Europe’s lack of bourbon mania can lead to some interesting situations for U.S. whiskey fans. Sure, there isn’t a lot of craft bourbon in the Old World, but when you do find a bottle, it’s probably not going to be sold at a big markup, since Europeans have not traditionally considered bourbons suitable for serving neat.

“Almost no one is willing to pay excessive prices for hyped bourbons, especially since bourbons like Pappy Van Winkle 15 Year were used for mixing cocktails until just a few years ago,” Wyrsch says.

“There was a big wave around 2013 and 2014, where all the importers went crazy,” he says. “Bourbon was the next thing, but there was still plenty of capacity. So they sent over a lot of stuff to Europe and the stuff sat on the shelves for like four or five years.”

And while most American whiskey exports to Europe are mass-market spirits, rare bottles do come through, though mostly not via professional importers, Wyrsch says. When those companies do get an allocated or rare bottle, such prizes don’t usually hit the retail market. Instead, they’re quietly sold off to collectors or friends. Any real rarities currently coming in are probably happening on an individual basis.

“All the completely hyped, super-rare, limited, small-batch or whatever are mostly sent to Europe privately,” he says. “You can get any bourbon in Europe, if you have the right contacts in the USA and the necessary pocket change.”

Collectors say things were very different just a few years ago. Originally from Ohio, Henry Danziger has lived in the Czech Republic since the early 1990s, building up a whiskey collection of over 500 types of whiskey, mostly bourbon, roughly a third of which he purchased in Germany or elsewhere in Europe. A co-founder and occasional host at the regular “Whiskey Wednesday” tastings at Max’s Steakhouse in Prague, Danziger says that importers and producers initially bet big on interest in bourbon in Europe about a decade ago, only to find that their wager didn’t pay off.

“There was a big wave around 2013 and 2014, where all the importers went crazy,” he says. “Bourbon was the next thing, but there was still plenty of capacity. So they sent over a lot of stuff to Europe and the stuff sat on the shelves for like four or five years, and I would buy it when it would go on sale.”

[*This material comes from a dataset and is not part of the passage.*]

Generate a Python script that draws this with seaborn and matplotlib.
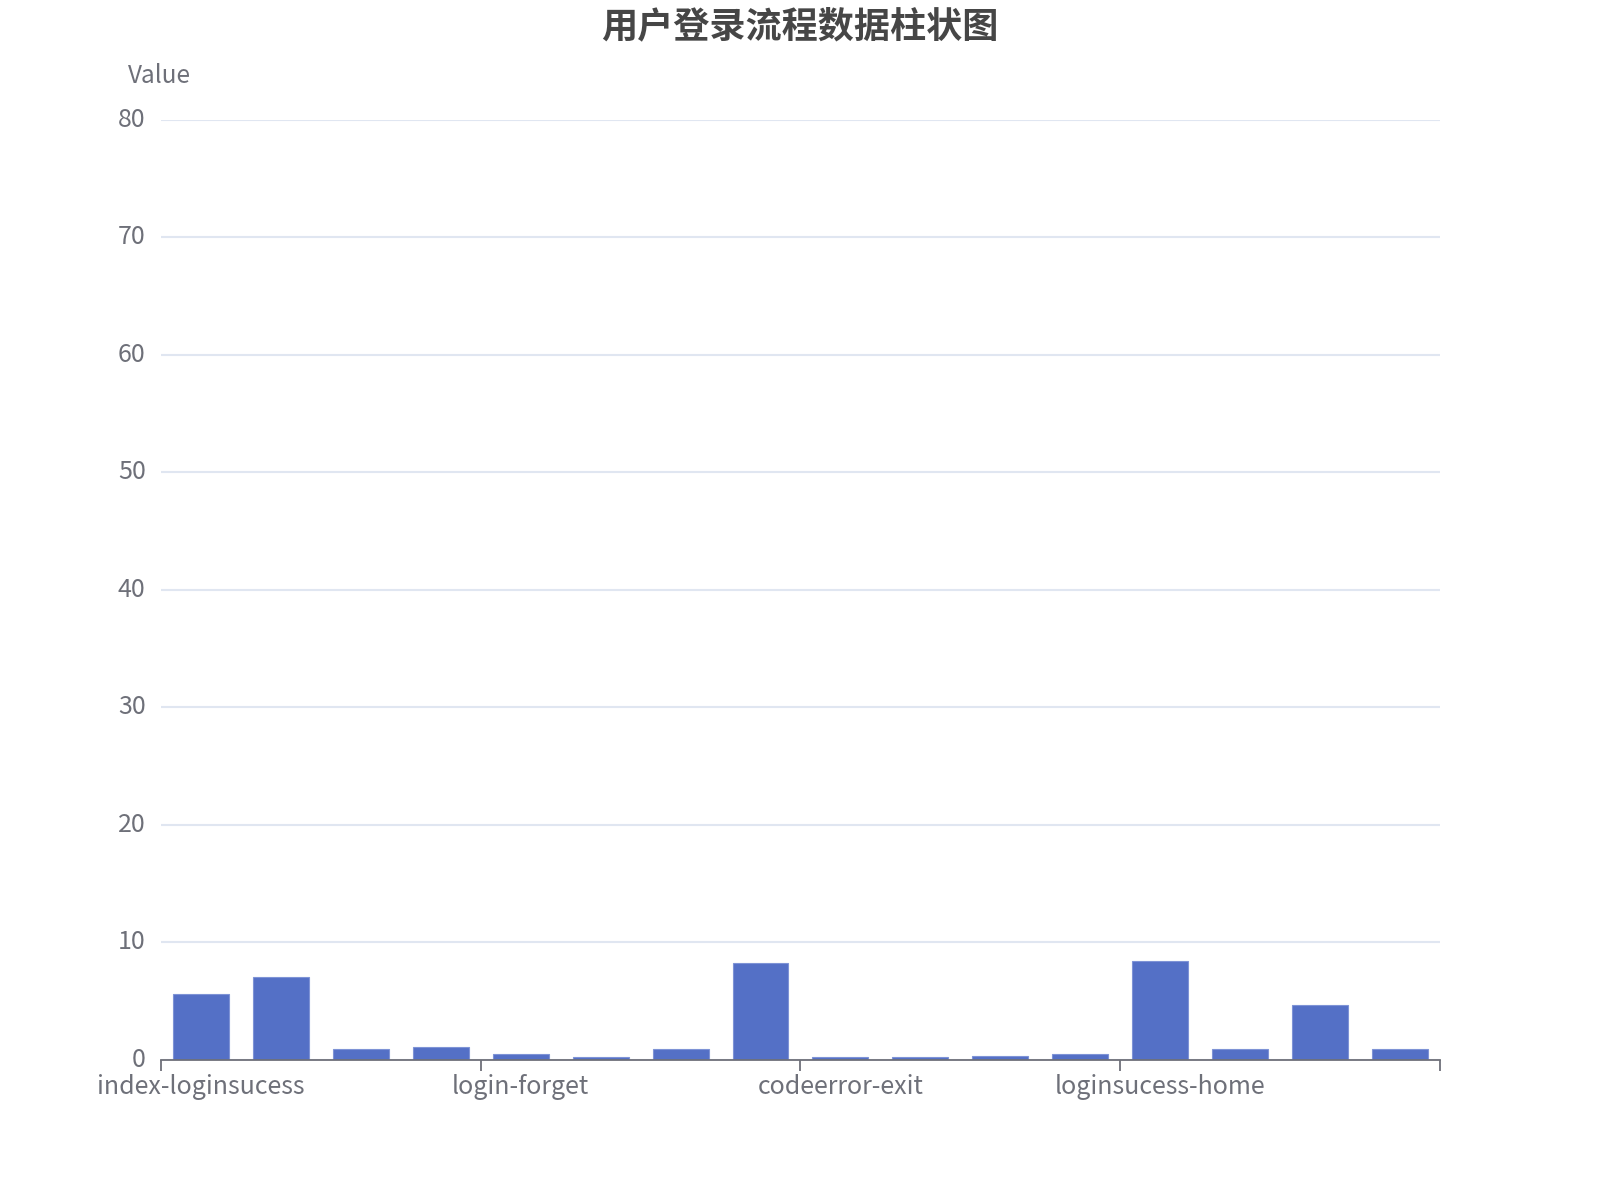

If you’re hoping to find some sought-after bottles at cheap prices on your next vacation, Danziger says that the treasure hunt is much harder nowadays. Bourbon rarities are, well, rare, and many desirable bottles in Europe are now being sold at or above their American MSRPs.

At the same time, I’m not so sure, having stumbled across a number of decent bourbons in recent years, including a Prague wine shop offering stacks of Weller Special Reserve at the non-mania price of about $30 just a couple of years ago. In early 2021, I picked up a couple of $45 bottles of Elijah Craig 12 Year Old Small Batch, which had lost its age statement some five years earlier, on behalf of the whiskey writer Zachary Johnston. As I type this, I’m contemplating a European e-shop’s listing for the once widely distributed Evan Williams Single Barrel, a fan favorite that became a Kentucky-only release in 2022. At less than $44 in local currency, including sales tax, it feels like a deal when compared to the $100 some U.S. retailers are currently charging for similar bottles.

But those are exceptions, of course. The vast majority of American whiskey in Europe is either basic Jim Beam or standard Jack Daniel’s. As long as Americans are going crazy for bourbon, most producers will probably continue to focus on their domestic sales — despite publicly stating otherwise. And most Europeans, Roy believes, will keep drinking what they already know.

“I guess it’s just that we are creatures of habit, and we are used to Scotch whisky,” he says. “So when the bottle of Glenfiddich 12 is done, they’ll buy another Glenfiddich 12, because they’re just used to it.”